Listed entries –
※

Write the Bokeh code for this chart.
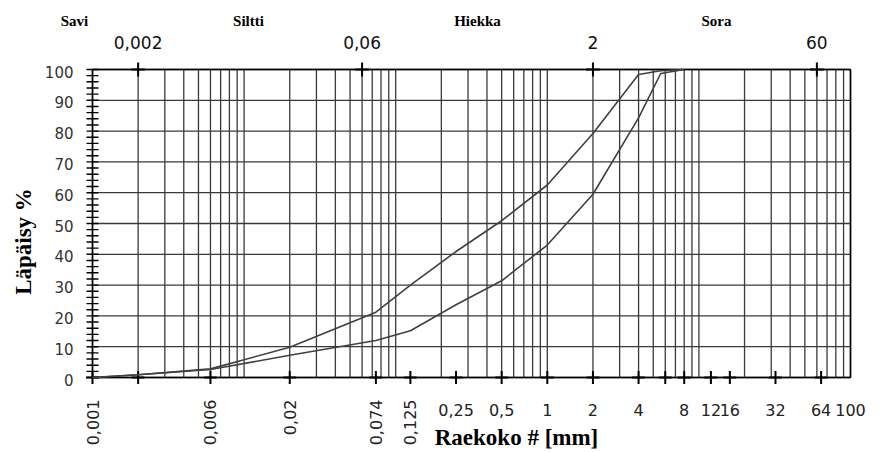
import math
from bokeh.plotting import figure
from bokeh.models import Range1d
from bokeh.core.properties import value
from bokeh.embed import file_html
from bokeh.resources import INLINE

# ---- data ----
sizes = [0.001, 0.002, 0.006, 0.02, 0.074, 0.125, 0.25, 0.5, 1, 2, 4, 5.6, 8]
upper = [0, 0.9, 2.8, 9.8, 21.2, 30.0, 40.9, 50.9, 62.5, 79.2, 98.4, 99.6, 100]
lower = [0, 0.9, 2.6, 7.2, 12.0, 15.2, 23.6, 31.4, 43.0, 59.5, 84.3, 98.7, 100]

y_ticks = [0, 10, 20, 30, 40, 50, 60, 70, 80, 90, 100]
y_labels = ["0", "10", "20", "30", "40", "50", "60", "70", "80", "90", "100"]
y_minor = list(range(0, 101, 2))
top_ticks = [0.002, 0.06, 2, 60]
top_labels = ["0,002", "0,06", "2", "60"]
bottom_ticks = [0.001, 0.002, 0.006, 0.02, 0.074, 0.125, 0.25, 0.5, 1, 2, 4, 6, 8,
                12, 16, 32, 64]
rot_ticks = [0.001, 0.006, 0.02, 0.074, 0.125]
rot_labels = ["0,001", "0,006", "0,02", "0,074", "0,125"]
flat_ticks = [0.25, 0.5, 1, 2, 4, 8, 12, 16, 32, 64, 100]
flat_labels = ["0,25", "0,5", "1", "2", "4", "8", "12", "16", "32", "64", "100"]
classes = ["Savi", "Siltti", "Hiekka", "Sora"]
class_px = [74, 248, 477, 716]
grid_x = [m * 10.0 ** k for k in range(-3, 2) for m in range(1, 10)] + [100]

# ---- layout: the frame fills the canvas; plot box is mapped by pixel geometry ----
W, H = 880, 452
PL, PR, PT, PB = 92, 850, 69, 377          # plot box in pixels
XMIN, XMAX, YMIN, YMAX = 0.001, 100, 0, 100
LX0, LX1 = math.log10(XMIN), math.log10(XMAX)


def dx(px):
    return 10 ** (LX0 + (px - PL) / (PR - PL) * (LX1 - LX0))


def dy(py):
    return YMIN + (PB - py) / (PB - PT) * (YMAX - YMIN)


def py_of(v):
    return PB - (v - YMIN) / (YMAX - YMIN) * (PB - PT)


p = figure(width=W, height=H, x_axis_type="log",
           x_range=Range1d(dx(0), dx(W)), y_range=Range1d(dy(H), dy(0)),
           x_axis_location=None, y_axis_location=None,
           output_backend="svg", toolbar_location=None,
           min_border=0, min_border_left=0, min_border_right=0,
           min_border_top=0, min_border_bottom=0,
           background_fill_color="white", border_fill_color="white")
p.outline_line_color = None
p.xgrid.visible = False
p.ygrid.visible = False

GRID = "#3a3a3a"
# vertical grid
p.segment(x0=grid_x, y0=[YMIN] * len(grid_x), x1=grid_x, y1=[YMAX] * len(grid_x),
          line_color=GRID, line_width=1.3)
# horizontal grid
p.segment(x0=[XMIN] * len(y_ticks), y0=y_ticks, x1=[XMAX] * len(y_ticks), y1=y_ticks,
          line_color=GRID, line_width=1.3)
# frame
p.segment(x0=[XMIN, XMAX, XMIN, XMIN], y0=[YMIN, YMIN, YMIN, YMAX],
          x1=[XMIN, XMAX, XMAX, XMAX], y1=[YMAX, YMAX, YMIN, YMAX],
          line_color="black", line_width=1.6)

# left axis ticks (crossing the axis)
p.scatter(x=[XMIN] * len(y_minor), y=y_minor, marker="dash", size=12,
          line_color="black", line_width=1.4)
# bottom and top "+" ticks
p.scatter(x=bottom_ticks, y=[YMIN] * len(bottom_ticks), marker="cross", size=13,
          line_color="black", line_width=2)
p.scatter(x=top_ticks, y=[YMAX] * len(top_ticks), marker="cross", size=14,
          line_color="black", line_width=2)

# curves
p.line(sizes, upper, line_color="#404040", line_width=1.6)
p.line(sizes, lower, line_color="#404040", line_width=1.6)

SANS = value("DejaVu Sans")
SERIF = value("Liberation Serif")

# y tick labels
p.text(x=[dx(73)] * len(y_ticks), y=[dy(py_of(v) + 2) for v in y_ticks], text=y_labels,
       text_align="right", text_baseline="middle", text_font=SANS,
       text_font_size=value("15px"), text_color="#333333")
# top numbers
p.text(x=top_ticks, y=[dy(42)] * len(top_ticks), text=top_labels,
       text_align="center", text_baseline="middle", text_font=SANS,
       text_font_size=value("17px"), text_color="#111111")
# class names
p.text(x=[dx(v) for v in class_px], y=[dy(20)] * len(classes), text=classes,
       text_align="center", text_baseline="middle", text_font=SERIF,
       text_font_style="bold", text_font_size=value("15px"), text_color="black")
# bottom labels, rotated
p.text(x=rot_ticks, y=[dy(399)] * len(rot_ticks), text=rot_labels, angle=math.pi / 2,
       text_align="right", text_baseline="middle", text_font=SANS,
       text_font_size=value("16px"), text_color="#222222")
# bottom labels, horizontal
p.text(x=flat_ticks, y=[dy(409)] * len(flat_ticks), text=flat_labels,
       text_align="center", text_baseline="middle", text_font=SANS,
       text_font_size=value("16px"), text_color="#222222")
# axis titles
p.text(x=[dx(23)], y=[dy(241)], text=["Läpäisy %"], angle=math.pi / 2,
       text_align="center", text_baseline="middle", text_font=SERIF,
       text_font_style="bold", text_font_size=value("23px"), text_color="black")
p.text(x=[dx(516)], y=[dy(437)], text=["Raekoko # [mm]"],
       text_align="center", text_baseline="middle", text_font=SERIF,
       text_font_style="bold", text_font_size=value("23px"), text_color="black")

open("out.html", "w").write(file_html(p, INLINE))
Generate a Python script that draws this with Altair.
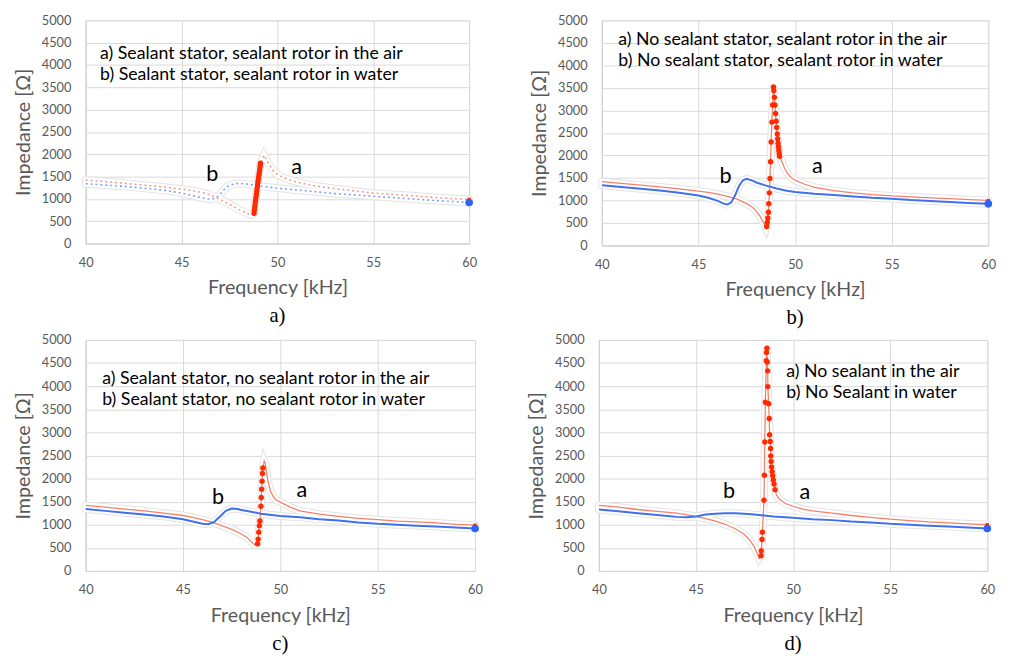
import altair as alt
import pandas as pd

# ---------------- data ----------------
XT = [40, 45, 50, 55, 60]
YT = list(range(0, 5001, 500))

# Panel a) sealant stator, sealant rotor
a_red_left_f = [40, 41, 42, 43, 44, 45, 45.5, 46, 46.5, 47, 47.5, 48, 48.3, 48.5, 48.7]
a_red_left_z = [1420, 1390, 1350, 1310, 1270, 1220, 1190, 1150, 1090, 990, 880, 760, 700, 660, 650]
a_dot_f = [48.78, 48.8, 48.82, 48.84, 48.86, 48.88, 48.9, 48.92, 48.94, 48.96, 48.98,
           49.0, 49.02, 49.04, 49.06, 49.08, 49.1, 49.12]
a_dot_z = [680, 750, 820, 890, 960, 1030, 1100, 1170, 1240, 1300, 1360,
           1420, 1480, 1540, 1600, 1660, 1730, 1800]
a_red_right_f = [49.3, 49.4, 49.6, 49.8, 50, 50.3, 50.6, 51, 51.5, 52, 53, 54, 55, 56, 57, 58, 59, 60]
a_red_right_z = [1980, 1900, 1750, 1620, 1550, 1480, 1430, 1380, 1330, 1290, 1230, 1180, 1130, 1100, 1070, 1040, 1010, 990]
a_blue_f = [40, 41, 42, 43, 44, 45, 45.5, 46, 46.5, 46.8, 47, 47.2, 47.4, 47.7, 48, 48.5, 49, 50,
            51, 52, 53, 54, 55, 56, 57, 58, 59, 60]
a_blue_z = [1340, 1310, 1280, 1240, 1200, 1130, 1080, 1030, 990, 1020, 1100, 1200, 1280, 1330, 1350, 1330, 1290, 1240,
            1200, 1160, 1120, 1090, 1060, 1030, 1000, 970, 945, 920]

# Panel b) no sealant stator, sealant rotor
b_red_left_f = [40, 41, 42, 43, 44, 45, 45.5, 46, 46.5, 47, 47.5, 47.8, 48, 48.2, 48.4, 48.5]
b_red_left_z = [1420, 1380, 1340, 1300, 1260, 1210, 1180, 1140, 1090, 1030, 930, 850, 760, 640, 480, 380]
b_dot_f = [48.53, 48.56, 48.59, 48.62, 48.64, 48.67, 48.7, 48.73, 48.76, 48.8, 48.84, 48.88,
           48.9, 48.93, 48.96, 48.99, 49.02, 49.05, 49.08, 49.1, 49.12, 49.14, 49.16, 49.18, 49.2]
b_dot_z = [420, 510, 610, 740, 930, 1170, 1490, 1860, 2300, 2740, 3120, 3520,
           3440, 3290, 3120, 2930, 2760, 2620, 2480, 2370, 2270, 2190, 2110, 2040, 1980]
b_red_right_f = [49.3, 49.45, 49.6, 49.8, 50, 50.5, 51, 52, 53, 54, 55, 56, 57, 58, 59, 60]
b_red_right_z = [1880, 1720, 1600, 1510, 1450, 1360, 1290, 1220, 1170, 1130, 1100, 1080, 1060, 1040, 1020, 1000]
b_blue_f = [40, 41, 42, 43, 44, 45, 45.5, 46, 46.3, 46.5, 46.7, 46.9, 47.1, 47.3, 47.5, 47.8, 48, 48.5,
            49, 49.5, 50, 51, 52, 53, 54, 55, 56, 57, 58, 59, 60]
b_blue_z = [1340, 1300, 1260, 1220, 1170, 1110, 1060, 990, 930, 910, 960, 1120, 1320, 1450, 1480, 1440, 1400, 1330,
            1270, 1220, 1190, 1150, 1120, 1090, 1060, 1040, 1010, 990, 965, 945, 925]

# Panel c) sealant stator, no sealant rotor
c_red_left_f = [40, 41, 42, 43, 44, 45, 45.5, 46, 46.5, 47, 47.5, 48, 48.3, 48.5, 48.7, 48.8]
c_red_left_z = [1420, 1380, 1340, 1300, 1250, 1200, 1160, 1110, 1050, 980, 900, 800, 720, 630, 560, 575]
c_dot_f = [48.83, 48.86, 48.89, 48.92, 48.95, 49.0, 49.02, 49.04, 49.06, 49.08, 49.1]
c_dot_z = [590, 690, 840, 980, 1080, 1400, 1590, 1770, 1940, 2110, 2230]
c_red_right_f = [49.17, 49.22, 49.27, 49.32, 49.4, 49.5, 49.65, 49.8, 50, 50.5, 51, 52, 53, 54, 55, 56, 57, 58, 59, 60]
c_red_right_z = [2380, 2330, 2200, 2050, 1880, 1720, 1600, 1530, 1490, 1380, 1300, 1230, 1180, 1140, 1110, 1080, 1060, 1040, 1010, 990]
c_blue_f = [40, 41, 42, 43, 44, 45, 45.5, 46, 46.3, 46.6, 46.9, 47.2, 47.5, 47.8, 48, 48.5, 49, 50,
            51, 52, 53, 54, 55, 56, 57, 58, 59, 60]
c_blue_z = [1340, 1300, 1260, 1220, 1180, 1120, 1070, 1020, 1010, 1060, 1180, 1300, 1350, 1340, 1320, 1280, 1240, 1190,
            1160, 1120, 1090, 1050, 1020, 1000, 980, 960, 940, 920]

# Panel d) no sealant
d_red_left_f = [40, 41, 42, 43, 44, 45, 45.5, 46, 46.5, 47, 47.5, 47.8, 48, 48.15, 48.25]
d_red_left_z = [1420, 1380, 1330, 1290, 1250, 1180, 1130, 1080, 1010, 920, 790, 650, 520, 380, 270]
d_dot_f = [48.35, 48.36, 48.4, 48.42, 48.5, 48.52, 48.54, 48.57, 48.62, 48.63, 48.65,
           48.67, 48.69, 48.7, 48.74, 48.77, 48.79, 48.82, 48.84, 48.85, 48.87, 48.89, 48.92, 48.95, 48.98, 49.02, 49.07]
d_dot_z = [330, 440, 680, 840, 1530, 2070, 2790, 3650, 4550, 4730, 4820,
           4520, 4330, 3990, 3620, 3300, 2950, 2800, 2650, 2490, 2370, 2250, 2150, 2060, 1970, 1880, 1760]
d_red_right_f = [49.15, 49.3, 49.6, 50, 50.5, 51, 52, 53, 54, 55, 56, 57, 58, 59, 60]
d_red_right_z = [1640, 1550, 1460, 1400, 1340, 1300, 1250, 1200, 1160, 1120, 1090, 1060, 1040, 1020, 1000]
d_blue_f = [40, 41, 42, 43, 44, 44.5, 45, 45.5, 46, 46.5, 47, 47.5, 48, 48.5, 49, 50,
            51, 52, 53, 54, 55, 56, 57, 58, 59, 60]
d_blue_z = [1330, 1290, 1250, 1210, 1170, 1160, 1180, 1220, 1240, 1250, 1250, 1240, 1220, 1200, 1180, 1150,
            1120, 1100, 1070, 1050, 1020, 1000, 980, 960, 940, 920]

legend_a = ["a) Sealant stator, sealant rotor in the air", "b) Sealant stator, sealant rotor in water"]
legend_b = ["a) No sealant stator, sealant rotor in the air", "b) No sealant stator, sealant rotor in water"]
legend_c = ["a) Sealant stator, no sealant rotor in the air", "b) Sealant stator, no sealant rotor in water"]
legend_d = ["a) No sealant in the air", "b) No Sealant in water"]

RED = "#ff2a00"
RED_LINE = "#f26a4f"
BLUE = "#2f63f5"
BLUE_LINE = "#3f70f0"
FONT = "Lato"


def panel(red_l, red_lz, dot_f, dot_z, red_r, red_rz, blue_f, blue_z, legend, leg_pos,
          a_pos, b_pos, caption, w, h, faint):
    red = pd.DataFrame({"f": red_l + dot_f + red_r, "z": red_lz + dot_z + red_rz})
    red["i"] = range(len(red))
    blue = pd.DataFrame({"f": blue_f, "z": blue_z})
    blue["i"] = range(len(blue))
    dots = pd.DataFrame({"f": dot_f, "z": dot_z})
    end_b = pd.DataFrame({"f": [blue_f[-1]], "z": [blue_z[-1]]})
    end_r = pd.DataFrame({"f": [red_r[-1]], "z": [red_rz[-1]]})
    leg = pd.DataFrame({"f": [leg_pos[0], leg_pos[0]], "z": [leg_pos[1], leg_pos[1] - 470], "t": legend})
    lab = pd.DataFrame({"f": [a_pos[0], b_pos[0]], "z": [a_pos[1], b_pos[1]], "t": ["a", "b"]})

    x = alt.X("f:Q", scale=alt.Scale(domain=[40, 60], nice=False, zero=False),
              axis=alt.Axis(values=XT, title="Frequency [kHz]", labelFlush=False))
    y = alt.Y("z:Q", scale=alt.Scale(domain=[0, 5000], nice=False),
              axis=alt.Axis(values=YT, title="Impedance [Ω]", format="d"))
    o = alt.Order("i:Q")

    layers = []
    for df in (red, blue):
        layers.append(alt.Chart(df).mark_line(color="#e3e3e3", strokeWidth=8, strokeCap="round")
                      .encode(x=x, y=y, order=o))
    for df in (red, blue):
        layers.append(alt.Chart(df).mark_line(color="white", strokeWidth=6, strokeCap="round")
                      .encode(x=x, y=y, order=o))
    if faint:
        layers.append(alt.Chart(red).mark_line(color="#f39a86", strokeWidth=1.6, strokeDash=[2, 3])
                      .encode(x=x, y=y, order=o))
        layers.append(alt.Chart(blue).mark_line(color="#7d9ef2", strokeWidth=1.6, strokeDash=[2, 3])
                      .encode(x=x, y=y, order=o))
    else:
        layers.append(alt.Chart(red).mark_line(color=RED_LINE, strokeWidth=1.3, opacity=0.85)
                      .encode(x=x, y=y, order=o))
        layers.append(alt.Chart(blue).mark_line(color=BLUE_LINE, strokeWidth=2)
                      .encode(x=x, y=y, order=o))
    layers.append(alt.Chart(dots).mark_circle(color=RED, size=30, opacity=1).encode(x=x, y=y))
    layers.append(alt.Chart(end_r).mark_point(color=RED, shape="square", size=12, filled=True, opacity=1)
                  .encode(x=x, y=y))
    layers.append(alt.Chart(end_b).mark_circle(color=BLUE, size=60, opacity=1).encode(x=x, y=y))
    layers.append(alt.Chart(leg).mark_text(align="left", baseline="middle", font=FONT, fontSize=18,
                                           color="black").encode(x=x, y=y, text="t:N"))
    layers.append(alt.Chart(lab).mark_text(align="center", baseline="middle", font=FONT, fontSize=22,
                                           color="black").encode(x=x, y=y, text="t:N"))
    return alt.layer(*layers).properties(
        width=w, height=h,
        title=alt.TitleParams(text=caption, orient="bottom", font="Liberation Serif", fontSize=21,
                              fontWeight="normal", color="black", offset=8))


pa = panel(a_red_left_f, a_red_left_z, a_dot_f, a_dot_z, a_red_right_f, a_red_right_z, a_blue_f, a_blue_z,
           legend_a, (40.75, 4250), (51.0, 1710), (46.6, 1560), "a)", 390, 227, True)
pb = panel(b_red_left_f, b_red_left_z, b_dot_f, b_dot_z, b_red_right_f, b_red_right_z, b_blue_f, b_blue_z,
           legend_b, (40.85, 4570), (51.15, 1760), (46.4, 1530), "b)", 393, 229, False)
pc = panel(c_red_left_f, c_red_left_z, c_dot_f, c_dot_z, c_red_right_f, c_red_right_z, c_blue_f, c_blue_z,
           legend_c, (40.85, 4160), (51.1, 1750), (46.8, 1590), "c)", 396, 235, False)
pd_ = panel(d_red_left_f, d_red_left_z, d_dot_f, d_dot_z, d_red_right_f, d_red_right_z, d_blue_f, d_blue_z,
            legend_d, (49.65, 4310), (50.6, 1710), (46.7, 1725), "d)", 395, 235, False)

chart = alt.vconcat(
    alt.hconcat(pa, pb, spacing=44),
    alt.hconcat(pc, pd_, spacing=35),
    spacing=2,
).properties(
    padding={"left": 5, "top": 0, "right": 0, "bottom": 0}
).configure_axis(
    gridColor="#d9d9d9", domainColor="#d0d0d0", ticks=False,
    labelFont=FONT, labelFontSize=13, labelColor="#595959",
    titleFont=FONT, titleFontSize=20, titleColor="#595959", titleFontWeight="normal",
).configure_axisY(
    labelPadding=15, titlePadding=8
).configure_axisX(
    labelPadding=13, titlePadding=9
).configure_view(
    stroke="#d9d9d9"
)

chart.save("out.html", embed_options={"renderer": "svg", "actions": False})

※

Problem description –
Pictures excluded, give again exactly and only the lines of the material above from the line with "Generate a Python" through the line with "1200, 1160, 1120, 1090, 1060, 1030, 1000, 970, 945, 920]".

Solution to the exercise –
Generate a Python script that draws this with Altair.
import altair as alt
import pandas as pd

# ---------------- data ----------------
XT = [40, 45, 50, 55, 60]
YT = list(range(0, 5001, 500))

# Panel a) sealant stator, sealant rotor
a_red_left_f = [40, 41, 42, 43, 44, 45, 45.5, 46, 46.5, 47, 47.5, 48, 48.3, 48.5, 48.7]
a_red_left_z = [1420, 1390, 1350, 1310, 1270, 1220, 1190, 1150, 1090, 990, 880, 760, 700, 660, 650]
a_dot_f = [48.78, 48.8, 48.82, 48.84, 48.86, 48.88, 48.9, 48.92, 48.94, 48.96, 48.98,
           49.0, 49.02, 49.04, 49.06, 49.08, 49.1, 49.12]
a_dot_z = [680, 750, 820, 890, 960, 1030, 1100, 1170, 1240, 1300, 1360,
           1420, 1480, 1540, 1600, 1660, 1730, 1800]
a_red_right_f = [49.3, 49.4, 49.6, 49.8, 50, 50.3, 50.6, 51, 51.5, 52, 53, 54, 55, 56, 57, 58, 59, 60]
a_red_right_z = [1980, 1900, 1750, 1620, 1550, 1480, 1430, 1380, 1330, 1290, 1230, 1180, 1130, 1100, 1070, 1040, 1010, 990]
a_blue_f = [40, 41, 42, 43, 44, 45, 45.5, 46, 46.5, 46.8, 47, 47.2, 47.4, 47.7, 48, 48.5, 49, 50,
            51, 52, 53, 54, 55, 56, 57, 58, 59, 60]
a_blue_z = [1340, 1310, 1280, 1240, 1200, 1130, 1080, 1030, 990, 1020, 1100, 1200, 1280, 1330, 1350, 1330, 1290, 1240,
            1200, 1160, 1120, 1090, 1060, 1030, 1000, 970, 945, 920]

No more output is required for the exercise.